Some of Google’s moves, like its bid for spectrum, confounded many in the industry. But analysts say that Google’s actions proved shrewd and that the company has, to a large extent, helped open up the mobile web and ensure that its own services, and its ads, will be accessible to all.
“You could take a view that this is a very geeky company,” said Nicholas Carr, author of The Big Switch, a book about the shift to internet computing. “That underestimates the strategy that underlies all these moves.”
Some analysts say that with the early success of the Android operating system, which is built into phones from several manufacturers, Google is already beating Microsoft, its biggest rival, in the mobile business. And they note that mobile phone software is tethered to the web more than PC programmes, playing to Google’s strengths in internet computing.
Indeed, Google has moved so aggressively to establish itself as a force in the mobile web that it has already attracted government scrutiny. The Federal Trade Commission recently stepped up its review of Google’s proposed $750 million acquisition of AdMob, as some advocacy groups are raising alarms that the deal could extend Google’s dominance of online advertising into mobile phones.
Yet some questions remain unanswered: Will advertising remain central to the web economy as consumers shift to mobile phones from PCs? And will applications change people’s reliance on search engines?
Google’s text ads are sold through an auction system, and analysts say that some of its most lucrative ads show up during intensive online research tasks, like finding a vacation rental or securing a good rate on a mortgage.
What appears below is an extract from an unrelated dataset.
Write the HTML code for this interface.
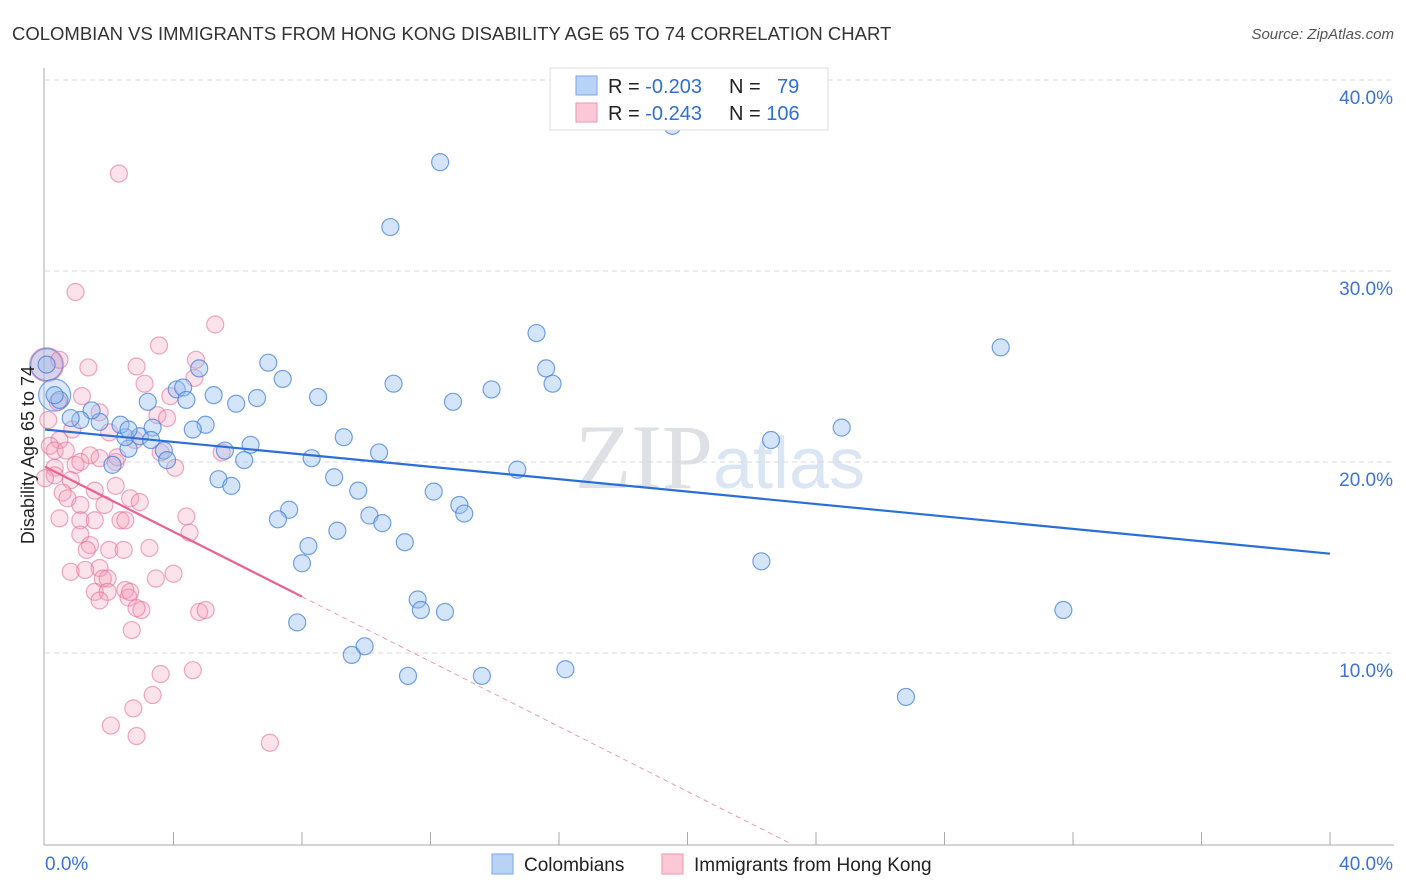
<!DOCTYPE html>
<html><head><meta charset="utf-8"><style>
body{margin:0;background:#fff;font-family:"Liberation Sans",sans-serif;}
#wrap{position:relative;width:1406px;height:892px;overflow:hidden;}
</style></head><body>
<div id="wrap">
<svg id="svg" width="1406" height="892" xmlns="http://www.w3.org/2000/svg">
<text x="12" y="40" font-size="18.5" fill="#333">COLOMBIAN VS IMMIGRANTS FROM HONG KONG DISABILITY AGE 65 TO 74 CORRELATION CHART</text>
<text x="1394" y="39" font-size="15" fill="#555" font-style="italic" text-anchor="end">Source: ZipAtlas.com</text>
<text x="720" y="488" font-size="92" fill="#e4e7ec" text-anchor="middle" font-family="Liberation Serif,serif"><tspan fill="#dde0e4">ZIP</tspan><tspan font-family="Liberation Sans,sans-serif" fill="#dbe6f5" font-size="72">atlas</tspan></text>
<g id="grid"></g>
<g id="axes"></g>
<g id="pts"></g>
<g id="trend"></g>
<text transform="translate(34,455) rotate(-90)" font-size="18" fill="#222" text-anchor="middle">Disability Age 65 to 74</text>
<g>
<rect x="550" y="68" width="278" height="62" fill="#fff" stroke="#ddd"/>
<rect x="576" y="76" width="21" height="19" fill="#b9d3f6" stroke="#7aa6e6"/>
<rect x="576" y="103" width="21" height="19" fill="#fbc8d6" stroke="#ef93ae"/>
<text x="608" y="93" font-size="20" fill="#222">R = <tspan fill="#2f6fd6">-0.203</tspan></text>
<text x="729" y="93" font-size="20" fill="#222">N = <tspan fill="#2f6fd6" x="777">79</tspan></text>
<text x="608" y="120" font-size="20" fill="#222">R = <tspan fill="#2f6fd6">-0.243</tspan></text>
<text x="729" y="120" font-size="20" fill="#222">N = <tspan fill="#2f6fd6">106</tspan></text>
</g>
<g>
<rect x="492" y="854" width="21" height="20" fill="#b9d3f6" stroke="#7aa6e6"/>
<text x="524" y="871" font-size="19" fill="#222">Colombians</text>
<rect x="662" y="854" width="21" height="20" fill="#fbc8d6" stroke="#ef93ae"/>
<text x="694" y="871" font-size="19" fill="#222">Immigrants from Hong Kong</text>
</g>
</svg>
</div>
<script>
const yTicks=[10,20,30,40];
const yTickLabels=["10.0%","20.0%","30.0%","40.0%"];
const xTickLabels=["0.0%","40.0%"];
const blueX=[19.53,12.3,10.75,15.3,29.75,6.95,7.4,15.6,15.8,10.85,13.9,4.1,4.3,4.8,5.25,4.4,6.6,8.5,5.95,12.7,3.2,5.0,4.6,22.6,24.8,9.3,10.4,8.3,6.2,5.6,6.4,14.7,3.7,3.8,2.1,2.6,2.5,2.95,3.35,2.35,1.7,1.45,1.1,0.8,0.45,0.3,0.05,5.4,5.8,9.0,9.75,12.1,12.9,13.05,10.1,10.5,7.6,7.25,11.2,8.2,9.1,8.0,22.3,11.6,11.7,12.45,31.7,7.85,9.95,9.55,11.3,13.6,16.2,26.8,2.6,3.3];
const blueY=[37.6,35.7,32.3,26.75,26.0,25.2,24.35,24.9,24.1,24.1,23.8,23.8,23.9,24.9,23.5,23.25,23.35,23.4,23.05,23.15,23.15,21.95,21.7,21.15,21.8,21.3,20.5,20.2,20.1,20.6,20.9,19.6,20.6,20.1,19.85,20.7,21.3,21.35,21.8,21.95,22.1,22.7,22.2,22.3,23.25,23.5,25.1,19.1,18.75,19.2,18.5,18.45,17.75,17.3,17.2,16.8,17.5,17.0,15.8,15.6,16.4,14.7,14.8,12.8,12.25,12.15,12.25,11.6,10.35,9.9,8.8,8.8,9.15,7.7,21.7,21.15];
const blueBig=[[0.05,25.1],[0.3,23.5]];
const pinkX=[2.3,0.95,5.3,3.55,4.7,2.85,1.35,4.65,3.1,1.15,3.9,0.4,1.7,3.5,3.8,0.85,0.45,2.0,2.8,0.15,0.3,0.65,1.4,0.95,0.3,1.1,1.7,2.2,3.6,4.05,5.5,0.3,0.8,0.0,0.55,0.7,1.55,2.65,2.95,2.2,1.85,1.1,2.35,0.45,1.1,1.55,2.5,4.4,4.5,1.1,1.4,1.3,2.0,2.45,3.25,0.8,1.7,1.8,1.95,3.45,4.0,1.55,1.95,2.5,2.6,3.0,2.85,4.8,5.0,1.7,2.7,3.6,4.6,3.35,2.75,2.05,2.85,7.0,0.45,0.1,2.65,1.25,2.25];
const pinkY=[35.1,28.9,27.2,26.1,25.35,25.0,24.95,24.4,24.1,23.45,23.45,23.15,22.6,22.45,22.3,21.7,21.15,21.55,21.15,20.85,20.6,20.6,20.35,19.85,19.7,20.0,20.2,20.0,20.5,19.7,20.5,19.3,19.05,19.15,18.4,18.1,18.5,18.1,17.9,18.75,17.75,17.75,16.95,17.05,16.95,16.95,16.95,17.15,16.3,16.2,15.65,15.4,15.4,15.4,15.5,14.25,14.45,13.9,13.9,13.9,14.15,13.2,13.2,13.3,12.9,12.25,12.35,12.15,12.25,12.75,11.2,8.9,9.1,7.8,7.1,6.2,5.65,5.3,25.35,22.2,13.2,14.35,20.25];
const pinkBig=[[0.05,25.1]];
const blueTrend=[21.7,15.2];   // y at x=0 and x=40
const pinkTrend=[19.75,-0.85]; // intercept, slope per 1%
const pinkSolidEnd=8;

const X=v=>45+v*32.125, Y=v=>844-v*19.1;
const NS="http://www.w3.org/2000/svg";
function mk(tag,attrs,parent){const e=document.createElementNS(NS,tag);for(const k in attrs)e.setAttribute(k,attrs[k]);document.getElementById(parent).appendChild(e);return e;}
yTicks.forEach((t,i)=>{
 const l=mk('line',{x1:45,x2:1394,y1:Y(t),y2:Y(t),stroke:'#d8d8d8','stroke-dasharray':'5,4'},'grid');
 
 
 const tx=mk('text',{x:1393,y:Y(t)+24,'font-size':19,fill:'#3a74d6','text-anchor':'end'},'grid');
 tx.textContent=yTickLabels[i];
 
 
});
let a=mk('line',{x1:44,x2:44,y1:68,y2:845,stroke:'#aaa'},'axes');


a=mk('line',{x1:44,x2:1394,y1:845,y2:845,stroke:'#aaa'},'axes');


for(let i=1;i<=10;i++){const t=mk('line',{x1:X(i*4),x2:X(i*4),y1:832,y2:845,stroke:'#aaa'},'axes');
 
 }
let xl=mk('text',{x:45,y:870,'font-size':19,fill:'#3a74d6'},'axes');xl.textContent=xTickLabels[0];


xl=mk('text',{x:1393,y:870,'font-size':19,fill:'#3a74d6','text-anchor':'end'},'axes');xl.textContent=xTickLabels[1];


function dot(x,y,r,fill,stroke,name){const c=mk('circle',{cx:X(x),cy:Y(y),r:r,fill:fill,stroke:stroke,'stroke-width':1.2},'pts');
 
 }
pinkBig.forEach(p=>dot(p[0],p[1],17,'rgba(245,160,185,0.35)','rgba(232,110,150,0.6)','point-hongkong'));
blueBig.forEach(p=>dot(p[0],p[1],16,'rgba(150,190,240,0.35)','rgba(70,130,220,0.7)','point-colombian'));
pinkX.forEach((x,i)=>dot(x,pinkY[i],8.5,'rgba(245,160,185,0.3)','rgba(232,110,150,0.6)','point-hongkong'));
blueX.forEach((x,i)=>dot(x,blueY[i],8.5,'rgba(150,190,240,0.4)','rgba(70,130,220,0.75)','point-colombian'));
let tl=mk('line',{x1:X(0),y1:Y(blueTrend[0]),x2:X(40),y2:Y(blueTrend[1]),stroke:'#2a6fd8','stroke-width':2.2},'trend');


const pz=-pinkTrend[0]/pinkTrend[1];
tl=mk('line',{x1:X(0),y1:Y(pinkTrend[0]),x2:X(pinkSolidEnd),y2:Y(pinkTrend[0]+pinkTrend[1]*pinkSolidEnd),stroke:'#e8648f','stroke-width':2.2},'trend');


tl=mk('line',{x1:X(pinkSolidEnd),y1:Y(pinkTrend[0]+pinkTrend[1]*pinkSolidEnd),x2:X(pz),y2:Y(0),stroke:'#ef9ab5','stroke-width':1,'stroke-dasharray':'5,4'},'trend');


</script>
</body></html>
Those are more likely to be conducted on a PC than on a cellphone.
“It certainly remains to be seen how big mobile advertising will be,” said Charles Golvin, an analyst with Forrester Research.
Predictions about the growth potential of mobile advertising vary widely. A recent report on the mobile internet by Morgan Stanley, for instance, said while advertising accounts for 40 per cent of revenue on the desktop internet, it accounts for just 5 per cent of revenue on the mobile internet. That could change, as more personalised advertising technologies, including coupons and offers that are aimed at users in specific locations, could usher in a new wave of growth in digital marketing.
At the same time, some surveys show that users are wary of ads that could clutter the precious real estate on their small cellphone screens. And phone users seem more willing to pay a few dollars for applications or content than PC users, potentially reducing the importance of advertising.
Another risk for Google is that popular smartphone applications could erode the power of its search engine. In a recent note to investors, Ben Schachter, an analyst with Broadpoint AmTech, wrote that applications could eat into search revenue by giving users direct access to many commercial websites.
“When you go to Google and search for a product or for Amazon, that’s a way for Google to make money,” Schachter said. “But if you have the Amazon or the eBay app on your mobile phone home screen, you are more likely to click on that button and buy something without ever using Google.”
Gundotra dismissed those concerns. While he refused to provide specifics about Google’s mobile revenue, he said that its rate of growth mirrored the company’s results when it began selling ads on its website.